I purchased a '71 220D for $500 last week, that I happened upon at a shop in the middle of nowhere, but I love them and it gave me something to drive while I fixed this issue. Needless to say, though I adore the old diesels, when I got in the 140 to hit the highway and work out the recent tuneup, I was ever so impressed! What a ride and so much power. It was like a new car. Hit 120MPH so easily that I'll likely lose my license in no time.

In summary, right side (passenger) cap and plugs got wet. Started the car with wet components and probably shorted the EZL for that bank. Replaced caps, rotors, plugs, camshaft position sensor, crank position sensor and right bank ignition coil. None of those corrected the problem, so I replaced the EZL (Bosch number 014 545 43 42 with Seimens number 013 545 64 32) and the problem was corrected. I tried to find some conclusive answers to whether the newest part numbers were ideal and why, but never really found anything to support spending more for the 015 545 61 32 part over the older version I ended up purchasing. Now that I know this corrected the problem, I may opt for one as a backup or would choose to spend the extra cash in hindsight, but with the new parts installed, it is far more powerful and responsive than before, so I don't know that the newest EZL matters at all. New ignition maps would be the only benefit, if they existed.

I didn't change the plug or ignition wires, as they were in good shape and are a nice Beru set. I also didn't replace the left bank ignition coil, but I will likely do that soon.
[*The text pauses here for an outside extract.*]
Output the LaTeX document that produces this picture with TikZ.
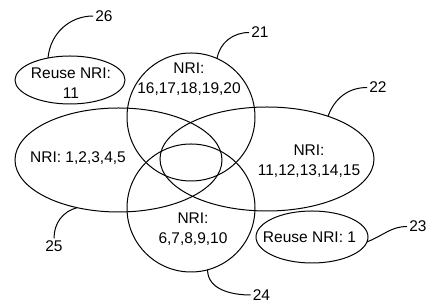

It's just too damn cold now and it's a pain to access.

As for the thermal paste, I did a whole bunch of research and found that this paste (which I have used when building a computer) has one of the best heat transfer capacities in tests against ceramic/silicone-based pastes. Some of the ceramic/silicone pastes were also highly rated, but this one contains 99% silver, so I felt it would be the best solution for this application.

Hopefully this answers most or all of the questions someone might have regarding this problem. I couldn't find all the answers I was looking to understand, so I'm trying to include them all here.